**Work instructions**
Retype nothing but the lines from the start of the material up to and including the line with "from matplotlib.ticker import". Pictures don't belong in the copy.
-- -- --
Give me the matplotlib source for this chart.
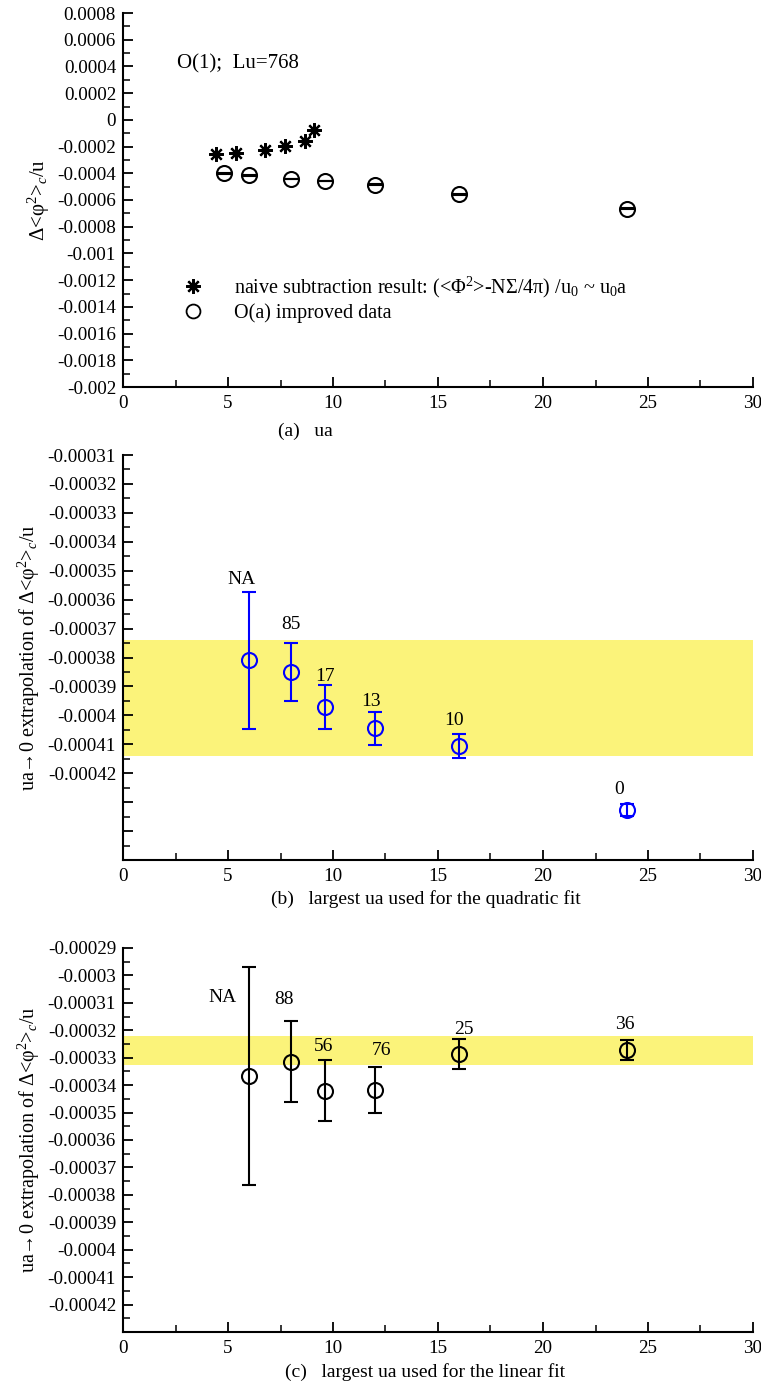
#!/usr/bin/env python3
"""Three-panel O(1) extrapolation figure, Lu=768."""

import matplotlib

matplotlib.use("Agg")
import matplotlib.pyplot as plt
from matplotlib.ticker import MultipleLocator, FuncFormatter

plt.rcParams.update(
    {
        "font.family": ["Liberation Serif", "DejaVu Serif"],
        "mathtext.fontset": "custom",
        "mathtext.rm": "Liberation Serif",
        "mathtext.it": "Liberation Serif:italic",
        "font.size": 13.8,
        "axes.linewidth": 1.5,
        "axes.spines.top": False,
        "axes.spines.right": False,
        "xtick.direction": "in",
        "ytick.direction": "in",
        "xtick.major.size": 7,
        "ytick.major.size": 7,
        "xtick.minor.size": 5,
        "ytick.minor.size": 5,
        "xtick.major.width": 1.3,
        "ytick.major.width": 1.3,
        "xtick.minor.width": 1.1,
        "ytick.minor.width": 1.1,
        "xtick.major.pad": 6,
        "ytick.major.pad": 5,
    }
)

# ---- panel (a) data ----
ua_naive = [4.44, 5.40, 6.78, 7.70, 8.68, 9.10]
phi_naive = [-0.000258, -0.000245, -0.000227, -0.000195, -0.000155, -0.000075]
ua_imp = [4.8, 6.0, 8.0, 9.6, 12.0, 16.0, 24.0]
phi_imp = [-0.000400, -0.000415, -0.000442, -0.000457, -0.000485, -0.000557, -0.000664]
err_imp = [0.000002] * 7

# ---- panel (b) data: quadratic fit ----
ua_quad = [6.0, 8.0, 9.6, 12.0, 16.0, 24.0]
val_quad = [-0.000381, -0.000385, -0.000397, -0.0004045, -0.0004106, -0.0004327]
err_quad = [0.0000237, 0.0000099, 0.0000076, 0.0000057, 0.000004, 0.0000022]
lab_quad = ["NA", "85", "17", "13", "10", "0"]
band_quad = (-0.000414, -0.000374)

# ---- panel (c) data: linear fit ----
ua_lin = [6.0, 8.0, 9.6, 12.0, 16.0, 24.0]
val_lin = [-0.0003367, -0.0003314, -0.0003421, -0.0003418, -0.0003287, -0.0003273]
err_lin = [0.0000398, 0.0000149, 0.0000111, 0.0000085, 0.0000055, 0.0000036]
lab_lin = ["NA", "88", "56", "76", "25", "36"]
band_lin = (-0.0003327, -0.000322)

W, H = 761, 1391


def axes_px(top, bottom, left=123, right=753):
    return [left / W, 1 - bottom / H, (right - left) / W, (bottom - top) / H]


def fmt_factory(lowest):
    def fmt(v, pos):
        if v < lowest - 1e-9:
            return ""
        s = ("%.5f" % v).rstrip("0").rstrip(".")
        return "0" if s in ("-0", "0", "") else s

    return FuncFormatter(fmt)


def style_x(ax, label, xpos, ypos):
    ax.set_xlim(0, 30)
    ax.xaxis.set_major_locator(MultipleLocator(5))
    ax.xaxis.set_minor_locator(MultipleLocator(2.5))
    ax.set_xlabel(label, fontsize=14)
    ax.xaxis.set_label_coords(xpos, ypos)


def style_y(ax, lo, hi, major, minor, last_label, label, size=14.5):
    ax.set_ylim(lo, hi)
    ax.yaxis.set_major_locator(MultipleLocator(major))
    ax.yaxis.set_minor_locator(MultipleLocator(minor))
    ax.yaxis.set_major_formatter(fmt_factory(last_label))
    ax.set_ylabel(label, fontsize=size, labelpad=4)


ylab_ext = "ua→0 extrapolation of Δ<φ$^2$>$_c$/u"
err_kw = dict(fmt="o", ms=10.8, mfc="none", mew=1.5, elinewidth=1.5,
              capsize=4.7, capthick=1.5)

fig = plt.figure(figsize=(W / 100, H / 100), dpi=100)

# Panel (a)
ax = fig.add_axes(axes_px(13, 387))
ax.plot(ua_naive, phi_naive, linestyle="none", marker=(8, 2, 0), ms=10.5,
        mew=1.6, color="black", label="naive subtraction result: "
        "(<Φ$^2$>-NΣ/4π) /u$_0$ ~ u$_0$a")
ax.errorbar(ua_imp, phi_imp, yerr=err_imp, mec="black", ecolor="black",
            **{**err_kw, "capsize": 5.4})
ax.plot([], [], "o", ms=10, mfc="none", mec="black", mew=1.3,
        label="O(a) improved data")
style_y(ax, -0.002, 0.0008, 0.0002, 0.0001, -0.002, "Δ<φ$^2$>$_c$/u", size=15)
style_x(ax, "(a)   ua", 0.29, -0.095)
ax.text(0.085, 0.865, "O(1);  Lu=768", transform=ax.transAxes, fontsize=15,
        va="center")
ax.legend(loc="upper left", bbox_to_anchor=(0.0952, 0.300), frameon=False,
          borderpad=0, borderaxespad=0, handlelength=1.0, handletextpad=1.55,
          labelspacing=0.15, fontsize=14.5)

# Panel (b)
ax = fig.add_axes(axes_px(455, 860))
ax.axhspan(*band_quad, facecolor="#fbf37a", edgecolor="none", zorder=0)
ax.errorbar(ua_quad, val_quad, yerr=err_quad, mec="#0000ff", ecolor="#0000ff",
            **err_kw)
offs_b = [(-7, 81), (0, 47), (0, 30), (-4, 27), (-5, 26), (-8, 20)]
for x, y, t, (dx, dy) in zip(ua_quad, val_quad, lab_quad, offs_b):
    ax.annotate(t, (x, y), xytext=(dx, dy), textcoords="offset pixels",
                ha="center", va="center", fontsize=14)
style_y(ax, -0.00045, -0.00031, 0.00001, 0.000005, -0.00042, ylab_ext)
style_x(ax, "(b)   largest ua used for the quadratic fit", 0.48, -0.075)

# Panel (c)
ax = fig.add_axes(axes_px(948, 1332))
ax.axhspan(*band_lin, facecolor="#fbf37a", edgecolor="none", zorder=0)
ax.errorbar(ua_lin, val_lin, yerr=err_lin, mec="black", ecolor="black", **err_kw)
offs_c = [(-26, 79), (-7, 62), (-1, 44), (7, 40), (5, 25), (-2, 26)]
for x, y, t, (dx, dy) in zip(ua_lin, val_lin, lab_lin, offs_c):
    ax.annotate(t, (x, y), xytext=(dx, dy), textcoords="offset pixels",
                ha="center", va="center", fontsize=14)
style_y(ax, -0.00043, -0.00029, 0.00001, 0.000005, -0.00042, ylab_ext)
style_x(ax, "(c)   largest ua used for the linear fit", 0.48, -0.08)

plt.savefig("out.png", dpi=100, facecolor="white")
plt.close(fig)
-- -- --
**Solved exercise**
Give me the matplotlib source for this chart.
#!/usr/bin/env python3
"""Three-panel O(1) extrapolation figure, Lu=768."""

import matplotlib

matplotlib.use("Agg")
import matplotlib.pyplot as plt
from matplotlib.ticker import MultipleLocator, FuncFormatter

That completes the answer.